Only the lines from the one containing "Reproduce this chart" through the one containing "const Y_TICK_MARGIN = 19;" should be output, both ends included and exactly as they appear, minus any pictures.
##### THE RECORDS #####
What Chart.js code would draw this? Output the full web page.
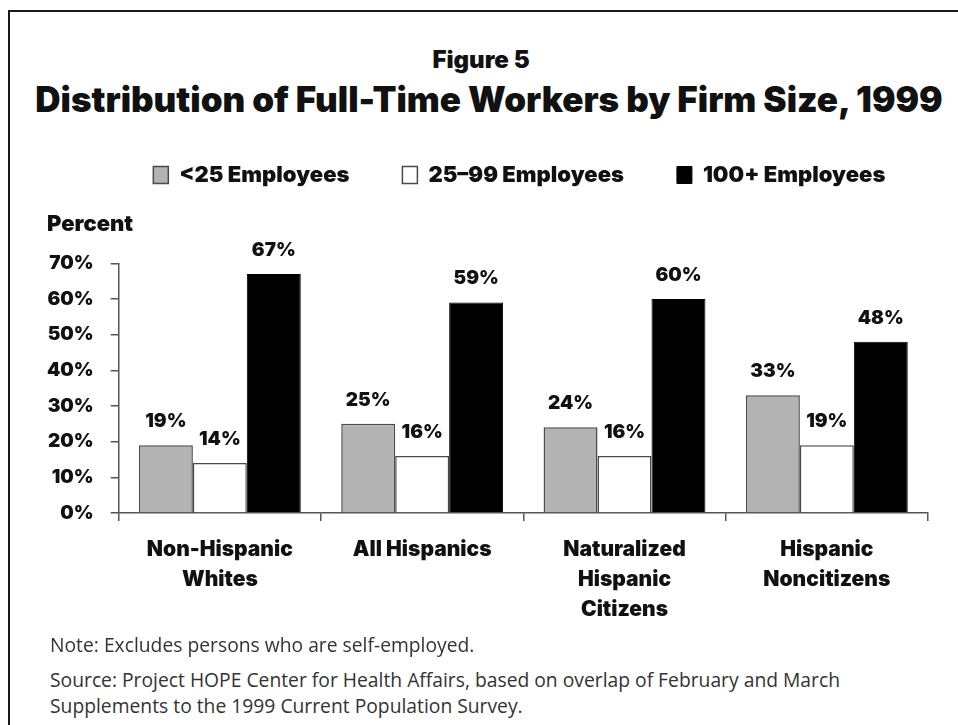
<!DOCTYPE html>
<html>
<head>
<meta charset="utf-8">
<title>Figure 5</title>
<script src="https://cdn.jsdelivr.net/npm/chart.js"></script>
<style>
  body { margin: 0; background: #fff; width: 958px; height: 725px; overflow: hidden; position: relative; }
  .frame { position: absolute; left: 8px; top: 10px; width: 950px; height: 715px;
           border-top: 2px solid #1a1a1a; border-left: 2px solid #1a1a1a; }
  .fig { position: absolute; left: 0; width: 958px; text-align: center; color: #111;
         font-family: Inter, sans-serif; font-weight: 900; margin: 0; }
  #figNo { top: 45px; font-size: 24px; left: 2px; }
  #heading { top: 78px; font-size: 35px; left: 10px; }
  #wrap { position: absolute; left: 0; top: 111px; width: 958px; height: 535px; }
  .notes { position: absolute; left: 50px; color: #333; font-family: "Open Sans", sans-serif;
           font-size: 19.3px; line-height: 26px; margin: 0; }
  #note { top: 632px; }
  #source { top: 667px; }
</style>
</head>
<body>
<div class="frame"></div>
<h2 class="fig" id="figNo">Figure 5</h2>
<h1 class="fig" id="heading">Distribution of Full-Time Workers by Firm Size, 1999</h1>
<div id="wrap"><canvas id="firmChart" width="958" height="535"></canvas></div>
<p class="notes" id="note">Note: Excludes persons who are self-employed.</p>
<p class="notes" id="source">Source: Project HOPE Center for Health Affairs, based on overlap of February and March<br>Supplements to the 1999 Current Population Survey.</p>

<script>
// groups of workers (multi-line axis labels)
const groups = [
    ['Non-Hispanic', 'Whites'],
    ['All Hispanics'],
    ['Naturalized', 'Hispanic', 'Citizens'],
    ['Hispanic', 'Noncitizens']
];
const seriesNames = ['<25 Employees', '25\u201399 Employees', '100+ Employees'];

// percent of full-time workers by firm size
const small = [19, 25, 24, 33];
const medium = [14, 16, 16, 19];
const large = [67, 59, 60, 48];

const yMax = 70;
const yStep = 10;

const heavy = { family: 'Inter, sans-serif', weight: 900 };

// percent labels above each bar
const valueLabels = {
    id: 'valueLabels',
    afterDatasetsDraw(chart) {
        const ctx = chart.ctx;
        ctx.save();
        ctx.font = '900 19px Inter, sans-serif';
        ctx.fillStyle = '#111';
        ctx.textAlign = 'center';
        ctx.textBaseline = 'middle';
        chart.data.datasets.forEach((ds, i) => {
            chart.getDatasetMeta(i).data.forEach((bar, j) => {
                ctx.fillText(ds.data[j] + '%', bar.x, bar.y - 24);
            });
        });
        ctx.restore();
    }
};

// centre the legend over the plot, and line "Percent" up with the tick labels
const placeHeaders = {
    id: 'placeHeaders',
    afterLayout(chart) {
        const area = chart.chartArea;
        const lg = chart.legend;
        if (lg) {
            const shift = (area.left + area.right) / 2 - (lg.left + lg.right) / 2 - 4;
            lg.left += shift;
            lg.right += shift;
        }
        const sub = chart.boxes.find(b => b.options && b.options.text === 'Percent');
        if (sub) {
            const y = chart.scales.y;
            const ctx = chart.ctx;
            ctx.save();
            ctx.font = '900 19px Inter, sans-serif';
            const widest = Math.max(...y.ticks.map(t => ctx.measureText(t.label).width));
            ctx.restore();
            const w = sub.right - sub.left;
            sub.left = y.right - y.options.grid.tickLength - y.options.ticks.padding - widest;
            sub.right = sub.left + w;
        }
    }
};

new Chart(document.getElementById('firmChart'), {
    type: 'bar',
    data: {
        labels: groups,
        datasets: [
            {
                label: seriesNames[0],
                data: small,
                backgroundColor: '#b3b3b3',
                borderColor: '#4a4a4a',
                borderWidth: 1.5
            },
            {
                label: seriesNames[1],
                data: medium,
                backgroundColor: '#ffffff',
                borderColor: '#4a4a4a',
                borderWidth: 1.5
            },
            {
                label: seriesNames[2],
                data: large,
                backgroundColor: '#000000',
                borderColor: '#000000',
                borderWidth: 1
            }
        ]
    },
    options: {
        responsive: false,
        animation: false,
        categoryPercentage: 0.8,
        barPercentage: 1.0,
        layout: { padding: { left: 30, right: 30, top: 0, bottom: 7 } },
        scales: {
            x: {
                offset: true,
                border: { color: '#555', width: 1.5 },
                grid: { offset: true, drawOnChartArea: false, tickLength: 8, color: '#555', lineWidth: 1.5 },
                ticks: {
                    color: '#111',
                    padding: 14,
                    font: { ...heavy, size: 21, lineHeight: 1.43 }
                }
            },
            y: {
                min: 0,
                max: yMax,
                border: { color: '#555', width: 1.5 },
                grid: { drawOnChartArea: false, tickLength: 8, color: '#555', lineWidth: 1.5 },
                ticks: {
                    stepSize: yStep,
                    color: '#111',
                    padding: 17,
                    font: { ...heavy, size: 19 },
                    callback: v => v + '%'
                }
            }
        },
        plugins: {
            legend: {
                position: 'top',
                labels: {
                    boxWidth: 15,
                    boxHeight: 17,
                    padding: 53,
                    color: '#111',
                    font: { ...heavy, size: 22 }
                }
            },
            subtitle: {
                display: true,
                text: 'Percent',
                align: 'start',
                weight: 500,
                color: '#111',
                font: { ...heavy, size: 22 },
                padding: { top: 15, bottom: 26 }
            },
            tooltip: { enabled: false }
        }
    },
    plugins: [valueLabels, placeHeaders]
});
</script>
</body>
</html>
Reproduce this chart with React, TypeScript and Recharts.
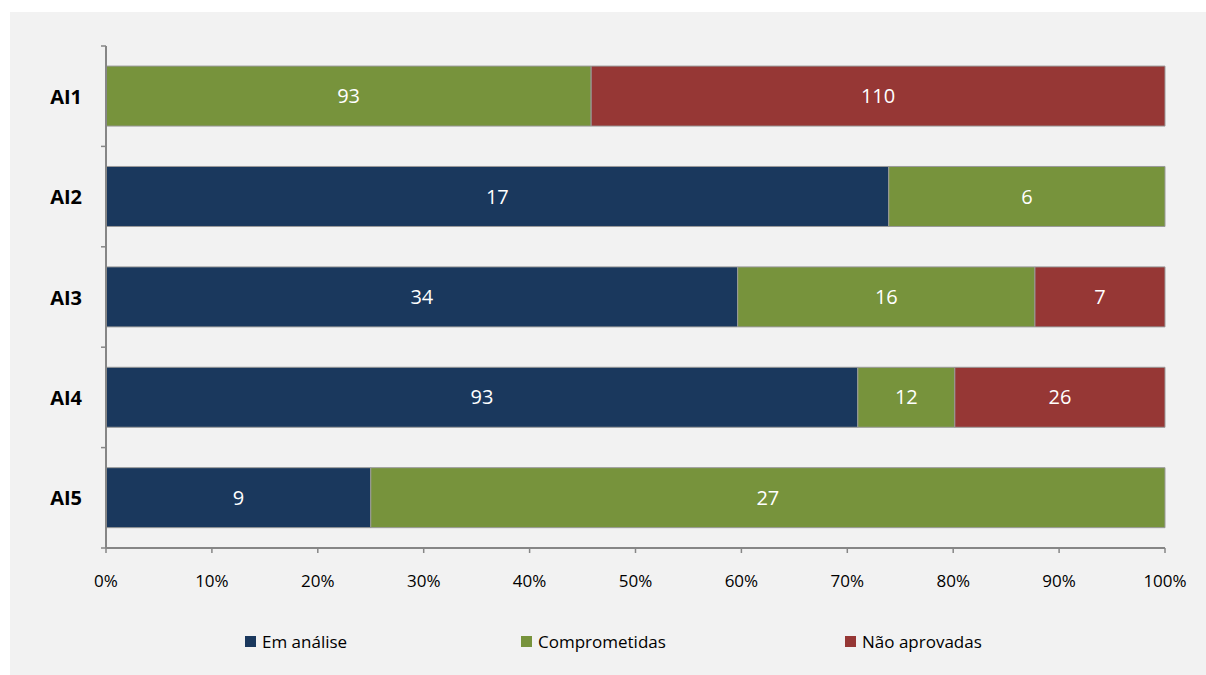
import React from "react";
import {
  BarChart,
  Bar,
  XAxis,
  YAxis,
  Legend,
  LabelList,
} from "recharts";

const categories = ["AI1", "AI2", "AI3", "AI4", "AI5"];
const emAnalise = [0, 17, 34, 93, 9];
const comprometidas = [93, 6, 16, 12, 27];
const naoAprovadas = [110, 0, 7, 26, 0];
const xTicks = [0, 0.1, 0.2, 0.3, 0.4, 0.5, 0.6, 0.7, 0.8, 0.9, 1];

const series = [
  { key: "emAnalise", name: "Em análise", color: "#1A385D" },
  { key: "comprometidas", name: "Comprometidas", color: "#77933C" },
  { key: "naoAprovadas", name: "Não aprovadas", color: "#963735" },
];

const data = categories.map((name, i) => ({
  name,
  emAnalise: emAnalise[i],
  comprometidas: comprometidas[i],
  naoAprovadas: naoAprovadas[i],
}));

const W = 1196;
const H = 663;
const MARGIN = { top: 34, right: 41, left: 0, bottom: 87 };
const X_AXIS_H = 40;
const PLOT_H = H - MARGIN.top - MARGIN.bottom - X_AXIS_H;
const BAND = PLOT_H / categories.length;
const FONT = "'Open Sans', sans-serif";
const AXIS_COLOR = "#868686";
const Y_TICK_MARGIN = 19;

// Excel puts the category ticks on band boundaries, so draw them here
const CategoryTick = (props: any) => {
  const { x, y, payload, index } = props;
  const lx = x + Y_TICK_MARGIN;
  return (
    <g>
      <text
        x={x}
        y={y}
        textAnchor="end"
        dominantBaseline="central"
        fontFamily={FONT}
        fontWeight="bold"
        fontSize={20}
        fill="#000"
      >
        {payload.value}
      </text>
      <line x1={lx} x2={lx + 5} y1={y - BAND / 2} y2={y - BAND / 2} stroke={AXIS_COLOR} strokeWidth={1.5} />
      {index === categories.length - 1 && (
        <line x1={lx} x2={lx + 5} y1={y + BAND / 2} y2={y + BAND / 2} stroke={AXIS_COLOR} strokeWidth={1.5} />
      )}
    </g>
  );
};

const legendLeft = [235, 511, 835];

const renderLegend = () => (
  <div style={{ position: "relative", width: W, height: 24 }}>
    {series.map((s, i) => (
      <div
        key={s.key}
        style={{
          position: "absolute",
          left: legendLeft[i],
          top: 0,
          height: 24,
          display: "flex",
          alignItems: "center",
          fontFamily: FONT,
          fontSize: 17,
          color: "#000",
          whiteSpace: "nowrap",
        }}
      >
        <span style={{ width: 11, height: 11, background: s.color, marginRight: 6, display: "inline-block" }} />
        {s.name}
      </div>
    ))}
  </div>
);

const labelFormatter = (v: any) => (v ? v : "");

export default function App() {
  return (
    <div
      style={{
        position: "absolute",
        left: 10,
        top: 12,
        width: W,
        height: H,
        background: "#F2F2F2",
      }}
    >
      <BarChart
        width={W}
        height={H}
        data={data}
        layout="vertical"
        stackOffset="expand"
        margin={MARGIN}
        barCategoryGap="20%"
      >
        <XAxis
          type="number"
          domain={[0, 1]}
          ticks={xTicks}
          interval={0}
          height={X_AXIS_H}
          tickFormatter={(v: number) => `${Math.round(v * 100)}%`}
          tickSize={5}
          tickMargin={22}
          axisLine={{ stroke: AXIS_COLOR, strokeWidth: 2 }}
          tickLine={{ stroke: AXIS_COLOR, strokeWidth: 1.5 }}
          tick={{ fill: "#000", fontFamily: FONT, fontSize: 17 }}
        />
        <YAxis
          type="category"
          dataKey="name"
          width={96}
          tickSize={5}
          tickMargin={Y_TICK_MARGIN}
          tickLine={false}
          axisLine={{ stroke: AXIS_COLOR, strokeWidth: 2 }}
          tick={<CategoryTick />}
          interval={0}
        />
        <Legend
          layout="horizontal"
          verticalAlign="middle"
          content={renderLegend}
          wrapperStyle={{ top: 617, left: 0, width: W, height: 24 }}
        />
        {series.map((s) => (
          <Bar
            key={s.key}
            dataKey={s.key}
            name={s.name}
            stackId="a"
            fill={s.color}
            stroke="#9a9a9a"
            strokeWidth={1}
            isAnimationActive={false}
          >
            <LabelList
              dataKey={s.key}
              position="center"
              formatter={labelFormatter}
              fill="#fff"
              fontFamily={FONT}
              fontSize={20}
            />
          </Bar>
        ))}
      </BarChart>
    </div>
  );
}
#####
# EXPECTED ANSWER
Reproduce this chart with React, TypeScript and Recharts.
import React from "react";
import {
  BarChart,
  Bar,
  XAxis,
  YAxis,
  Legend,
  LabelList,
} from "recharts";

const categories = ["AI1", "AI2", "AI3", "AI4", "AI5"];
const emAnalise = [0, 17, 34, 93, 9];
const comprometidas = [93, 6, 16, 12, 27];
const naoAprovadas = [110, 0, 7, 26, 0];
const xTicks = [0, 0.1, 0.2, 0.3, 0.4, 0.5, 0.6, 0.7, 0.8, 0.9, 1];

const series = [
  { key: "emAnalise", name: "Em análise", color: "#1A385D" },
  { key: "comprometidas", name: "Comprometidas", color: "#77933C" },
  { key: "naoAprovadas", name: "Não aprovadas", color: "#963735" },
];

const data = categories.map((name, i) => ({
  name,
  emAnalise: emAnalise[i],
  comprometidas: comprometidas[i],
  naoAprovadas: naoAprovadas[i],
}));

const W = 1196;
const H = 663;
const MARGIN = { top: 34, right: 41, left: 0, bottom: 87 };
const X_AXIS_H = 40;
const PLOT_H = H - MARGIN.top - MARGIN.bottom - X_AXIS_H;
const BAND = PLOT_H / categories.length;
const FONT = "'Open Sans', sans-serif";
const AXIS_COLOR = "#868686";
const Y_TICK_MARGIN = 19;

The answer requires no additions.